## TASK TO COMPLETE
The lines from the top of the material through the line with "const ghrelinTicks = [200, 300, 400, 500, 600, 700, 800];" are to be set down exactly. Leave the pictures out.

## STORED DATA

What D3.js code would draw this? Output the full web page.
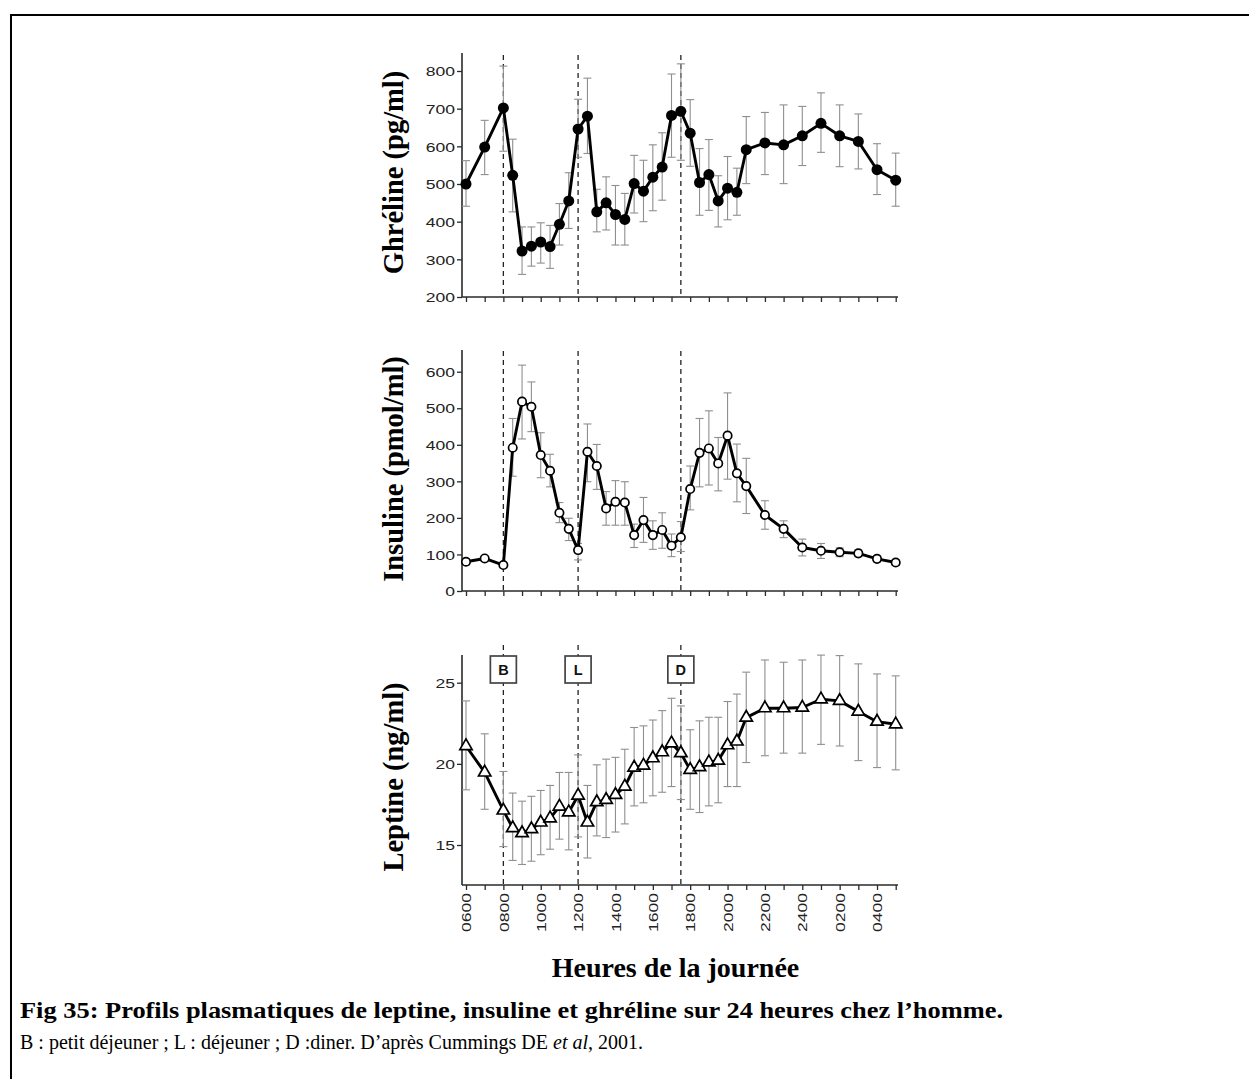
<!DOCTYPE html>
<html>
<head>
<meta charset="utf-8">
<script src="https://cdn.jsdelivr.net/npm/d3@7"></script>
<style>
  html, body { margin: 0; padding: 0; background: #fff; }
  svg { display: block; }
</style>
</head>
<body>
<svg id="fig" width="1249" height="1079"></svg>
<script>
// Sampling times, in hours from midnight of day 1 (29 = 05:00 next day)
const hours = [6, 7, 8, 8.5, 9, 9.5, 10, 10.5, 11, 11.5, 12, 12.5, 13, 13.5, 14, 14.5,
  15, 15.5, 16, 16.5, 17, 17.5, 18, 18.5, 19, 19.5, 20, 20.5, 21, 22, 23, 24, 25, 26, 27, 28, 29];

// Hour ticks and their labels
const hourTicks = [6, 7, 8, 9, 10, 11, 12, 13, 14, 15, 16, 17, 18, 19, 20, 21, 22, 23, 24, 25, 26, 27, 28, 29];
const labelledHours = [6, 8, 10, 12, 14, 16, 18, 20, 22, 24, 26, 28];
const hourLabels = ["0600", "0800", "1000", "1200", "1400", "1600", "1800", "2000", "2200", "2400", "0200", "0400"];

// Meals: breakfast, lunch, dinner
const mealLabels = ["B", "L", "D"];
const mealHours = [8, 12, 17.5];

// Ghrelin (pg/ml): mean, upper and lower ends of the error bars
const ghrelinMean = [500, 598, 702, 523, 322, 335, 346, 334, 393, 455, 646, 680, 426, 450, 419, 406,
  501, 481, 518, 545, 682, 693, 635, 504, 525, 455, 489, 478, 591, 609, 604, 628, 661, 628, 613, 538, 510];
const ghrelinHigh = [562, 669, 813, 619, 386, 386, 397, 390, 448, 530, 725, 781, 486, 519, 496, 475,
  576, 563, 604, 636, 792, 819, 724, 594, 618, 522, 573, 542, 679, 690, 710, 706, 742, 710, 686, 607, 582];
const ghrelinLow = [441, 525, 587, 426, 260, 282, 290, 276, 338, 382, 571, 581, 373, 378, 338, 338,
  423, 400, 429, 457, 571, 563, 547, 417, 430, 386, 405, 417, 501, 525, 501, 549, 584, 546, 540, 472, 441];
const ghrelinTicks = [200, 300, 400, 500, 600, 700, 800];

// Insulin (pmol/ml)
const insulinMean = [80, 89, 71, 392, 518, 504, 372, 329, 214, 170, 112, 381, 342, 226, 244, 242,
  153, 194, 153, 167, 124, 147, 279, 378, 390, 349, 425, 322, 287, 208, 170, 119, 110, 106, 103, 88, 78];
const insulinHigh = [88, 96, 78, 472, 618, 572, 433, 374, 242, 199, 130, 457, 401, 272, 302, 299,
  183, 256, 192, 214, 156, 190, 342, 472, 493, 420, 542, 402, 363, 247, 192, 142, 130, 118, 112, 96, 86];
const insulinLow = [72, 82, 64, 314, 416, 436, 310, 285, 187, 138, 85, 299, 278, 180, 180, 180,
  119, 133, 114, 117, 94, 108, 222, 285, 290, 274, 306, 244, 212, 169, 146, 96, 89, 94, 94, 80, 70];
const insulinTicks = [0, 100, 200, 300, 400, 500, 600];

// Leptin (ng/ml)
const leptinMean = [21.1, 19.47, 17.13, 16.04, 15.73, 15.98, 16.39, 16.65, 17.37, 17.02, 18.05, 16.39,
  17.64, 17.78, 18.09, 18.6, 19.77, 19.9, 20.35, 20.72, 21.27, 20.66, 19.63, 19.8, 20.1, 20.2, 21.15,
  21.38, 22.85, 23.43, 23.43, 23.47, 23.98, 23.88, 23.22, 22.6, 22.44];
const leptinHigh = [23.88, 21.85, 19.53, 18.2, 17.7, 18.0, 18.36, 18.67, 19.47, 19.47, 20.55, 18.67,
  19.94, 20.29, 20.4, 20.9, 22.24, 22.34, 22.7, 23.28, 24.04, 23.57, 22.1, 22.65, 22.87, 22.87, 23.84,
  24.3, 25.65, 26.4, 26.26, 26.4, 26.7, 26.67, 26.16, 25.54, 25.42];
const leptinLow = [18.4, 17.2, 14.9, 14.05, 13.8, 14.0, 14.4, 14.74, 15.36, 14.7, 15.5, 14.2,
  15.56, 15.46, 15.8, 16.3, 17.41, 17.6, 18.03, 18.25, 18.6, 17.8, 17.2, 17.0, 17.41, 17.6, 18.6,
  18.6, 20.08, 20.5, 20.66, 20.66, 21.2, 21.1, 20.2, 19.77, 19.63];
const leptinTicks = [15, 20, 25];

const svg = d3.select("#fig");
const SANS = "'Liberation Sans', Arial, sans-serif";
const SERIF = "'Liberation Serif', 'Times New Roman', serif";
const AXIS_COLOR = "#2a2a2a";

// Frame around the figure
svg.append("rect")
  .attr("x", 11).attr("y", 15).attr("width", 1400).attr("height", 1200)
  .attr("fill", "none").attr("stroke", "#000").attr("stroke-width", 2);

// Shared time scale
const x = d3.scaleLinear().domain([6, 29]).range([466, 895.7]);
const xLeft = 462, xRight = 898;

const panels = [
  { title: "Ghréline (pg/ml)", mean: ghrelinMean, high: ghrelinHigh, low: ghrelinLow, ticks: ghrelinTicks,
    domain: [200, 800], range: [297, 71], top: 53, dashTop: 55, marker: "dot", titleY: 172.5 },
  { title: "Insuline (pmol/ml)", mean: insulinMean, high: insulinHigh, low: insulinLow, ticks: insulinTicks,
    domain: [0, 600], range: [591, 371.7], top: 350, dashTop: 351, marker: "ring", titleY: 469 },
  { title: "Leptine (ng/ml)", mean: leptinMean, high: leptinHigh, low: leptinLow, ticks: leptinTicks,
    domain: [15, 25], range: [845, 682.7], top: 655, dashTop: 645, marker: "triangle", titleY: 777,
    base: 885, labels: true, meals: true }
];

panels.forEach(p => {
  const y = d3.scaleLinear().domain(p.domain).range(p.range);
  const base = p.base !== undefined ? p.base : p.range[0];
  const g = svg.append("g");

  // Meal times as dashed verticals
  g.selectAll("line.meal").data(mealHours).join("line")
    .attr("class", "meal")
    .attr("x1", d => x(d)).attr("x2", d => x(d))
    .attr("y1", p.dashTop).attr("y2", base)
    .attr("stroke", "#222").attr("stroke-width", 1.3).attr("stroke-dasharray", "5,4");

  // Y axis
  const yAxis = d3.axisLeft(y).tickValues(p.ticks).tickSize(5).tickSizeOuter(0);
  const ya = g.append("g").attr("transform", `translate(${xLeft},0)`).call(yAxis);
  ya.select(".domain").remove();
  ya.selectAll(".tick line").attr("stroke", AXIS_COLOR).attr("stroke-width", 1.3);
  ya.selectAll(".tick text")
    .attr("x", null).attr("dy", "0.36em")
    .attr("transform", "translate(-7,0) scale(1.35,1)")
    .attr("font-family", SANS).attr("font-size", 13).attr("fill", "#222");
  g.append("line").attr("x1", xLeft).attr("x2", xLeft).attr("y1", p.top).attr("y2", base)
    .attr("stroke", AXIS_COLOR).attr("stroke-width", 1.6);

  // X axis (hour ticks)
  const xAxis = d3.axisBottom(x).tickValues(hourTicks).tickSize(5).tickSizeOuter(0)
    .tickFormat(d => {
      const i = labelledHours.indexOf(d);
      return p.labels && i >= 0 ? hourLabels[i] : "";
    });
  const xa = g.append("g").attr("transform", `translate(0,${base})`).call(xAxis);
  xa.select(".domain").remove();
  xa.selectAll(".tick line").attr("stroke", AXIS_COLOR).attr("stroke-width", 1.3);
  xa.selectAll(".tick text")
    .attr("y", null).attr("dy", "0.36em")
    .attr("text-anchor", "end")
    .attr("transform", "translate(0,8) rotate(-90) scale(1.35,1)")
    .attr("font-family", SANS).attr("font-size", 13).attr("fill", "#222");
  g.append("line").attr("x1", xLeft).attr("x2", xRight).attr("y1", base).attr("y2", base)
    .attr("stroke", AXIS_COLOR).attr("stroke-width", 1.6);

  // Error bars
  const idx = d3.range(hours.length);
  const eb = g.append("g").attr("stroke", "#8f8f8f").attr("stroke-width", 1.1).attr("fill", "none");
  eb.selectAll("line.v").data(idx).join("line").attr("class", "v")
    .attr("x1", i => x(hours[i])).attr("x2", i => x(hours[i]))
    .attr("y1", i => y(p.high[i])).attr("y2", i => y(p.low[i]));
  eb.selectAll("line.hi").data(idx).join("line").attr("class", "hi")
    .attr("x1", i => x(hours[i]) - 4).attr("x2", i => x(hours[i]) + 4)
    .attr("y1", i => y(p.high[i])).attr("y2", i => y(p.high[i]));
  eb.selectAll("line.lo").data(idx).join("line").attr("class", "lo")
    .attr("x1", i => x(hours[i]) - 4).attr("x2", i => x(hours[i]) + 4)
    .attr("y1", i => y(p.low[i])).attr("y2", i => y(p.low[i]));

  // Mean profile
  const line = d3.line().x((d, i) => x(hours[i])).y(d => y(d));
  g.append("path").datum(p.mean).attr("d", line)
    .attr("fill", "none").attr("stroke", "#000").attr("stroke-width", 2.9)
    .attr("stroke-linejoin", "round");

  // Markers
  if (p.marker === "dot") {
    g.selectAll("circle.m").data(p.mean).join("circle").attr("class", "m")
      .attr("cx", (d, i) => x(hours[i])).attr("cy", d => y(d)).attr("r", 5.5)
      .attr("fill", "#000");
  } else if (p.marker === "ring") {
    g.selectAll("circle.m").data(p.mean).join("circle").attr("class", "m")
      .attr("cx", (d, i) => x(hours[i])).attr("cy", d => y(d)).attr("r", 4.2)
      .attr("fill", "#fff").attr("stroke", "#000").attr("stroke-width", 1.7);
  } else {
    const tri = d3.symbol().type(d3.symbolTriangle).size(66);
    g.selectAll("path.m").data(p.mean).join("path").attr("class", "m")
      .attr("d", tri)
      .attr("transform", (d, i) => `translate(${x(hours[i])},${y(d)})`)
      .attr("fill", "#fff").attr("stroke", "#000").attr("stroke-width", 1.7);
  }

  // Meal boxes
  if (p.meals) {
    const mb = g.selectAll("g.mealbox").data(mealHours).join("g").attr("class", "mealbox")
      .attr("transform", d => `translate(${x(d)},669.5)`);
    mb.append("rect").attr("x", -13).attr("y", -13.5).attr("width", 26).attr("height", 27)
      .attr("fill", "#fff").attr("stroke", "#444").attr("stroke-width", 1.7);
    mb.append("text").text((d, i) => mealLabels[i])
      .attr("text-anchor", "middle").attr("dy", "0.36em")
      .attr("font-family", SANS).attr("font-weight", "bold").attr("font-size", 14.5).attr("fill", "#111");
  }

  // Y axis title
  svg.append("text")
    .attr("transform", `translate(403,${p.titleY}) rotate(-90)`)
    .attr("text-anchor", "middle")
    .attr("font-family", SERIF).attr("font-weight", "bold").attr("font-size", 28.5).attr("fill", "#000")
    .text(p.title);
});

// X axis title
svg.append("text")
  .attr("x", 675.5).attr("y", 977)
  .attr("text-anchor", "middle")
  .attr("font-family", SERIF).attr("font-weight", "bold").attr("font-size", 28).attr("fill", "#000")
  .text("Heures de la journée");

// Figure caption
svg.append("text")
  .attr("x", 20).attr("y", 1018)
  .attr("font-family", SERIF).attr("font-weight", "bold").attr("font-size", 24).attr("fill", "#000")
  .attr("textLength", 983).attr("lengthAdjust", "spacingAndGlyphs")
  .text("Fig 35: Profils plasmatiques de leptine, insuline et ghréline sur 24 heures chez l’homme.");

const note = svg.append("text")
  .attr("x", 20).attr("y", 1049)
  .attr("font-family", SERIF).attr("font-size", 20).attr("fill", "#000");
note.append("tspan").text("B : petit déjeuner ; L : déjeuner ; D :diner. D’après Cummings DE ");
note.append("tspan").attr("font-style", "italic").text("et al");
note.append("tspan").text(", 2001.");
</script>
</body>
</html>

## RESPONSE
What D3.js code would draw this? Output the full web page.
<!DOCTYPE html>
<html>
<head>
<meta charset="utf-8">
<script src="https://cdn.jsdelivr.net/npm/d3@7"></script>
<style>
  html, body { margin: 0; padding: 0; background: #fff; }
  svg { display: block; }
</style>
</head>
<body>
<svg id="fig" width="1249" height="1079"></svg>
<script>
// Sampling times, in hours from midnight of day 1 (29 = 05:00 next day)
const hours = [6, 7, 8, 8.5, 9, 9.5, 10, 10.5, 11, 11.5, 12, 12.5, 13, 13.5, 14, 14.5,
  15, 15.5, 16, 16.5, 17, 17.5, 18, 18.5, 19, 19.5, 20, 20.5, 21, 22, 23, 24, 25, 26, 27, 28, 29];

// Hour ticks and their labels
const hourTicks = [6, 7, 8, 9, 10, 11, 12, 13, 14, 15, 16, 17, 18, 19, 20, 21, 22, 23, 24, 25, 26, 27, 28, 29];
const labelledHours = [6, 8, 10, 12, 14, 16, 18, 20, 22, 24, 26, 28];
const hourLabels = ["0600", "0800", "1000", "1200", "1400", "1600", "1800", "2000", "2200", "2400", "0200", "0400"];

// Meals: breakfast, lunch, dinner
const mealLabels = ["B", "L", "D"];
const mealHours = [8, 12, 17.5];

// Ghrelin (pg/ml): mean, upper and lower ends of the error bars
const ghrelinMean = [500, 598, 702, 523, 322, 335, 346, 334, 393, 455, 646, 680, 426, 450, 419, 406,
  501, 481, 518, 545, 682, 693, 635, 504, 525, 455, 489, 478, 591, 609, 604, 628, 661, 628, 613, 538, 510];
const ghrelinHigh = [562, 669, 813, 619, 386, 386, 397, 390, 448, 530, 725, 781, 486, 519, 496, 475,
  576, 563, 604, 636, 792, 819, 724, 594, 618, 522, 573, 542, 679, 690, 710, 706, 742, 710, 686, 607, 582];
const ghrelinLow = [441, 525, 587, 426, 260, 282, 290, 276, 338, 382, 571, 581, 373, 378, 338, 338,
  423, 400, 429, 457, 571, 563, 547, 417, 430, 386, 405, 417, 501, 525, 501, 549, 584, 546, 540, 472, 441];
const ghrelinTicks = [200, 300, 400, 500, 600, 700, 800];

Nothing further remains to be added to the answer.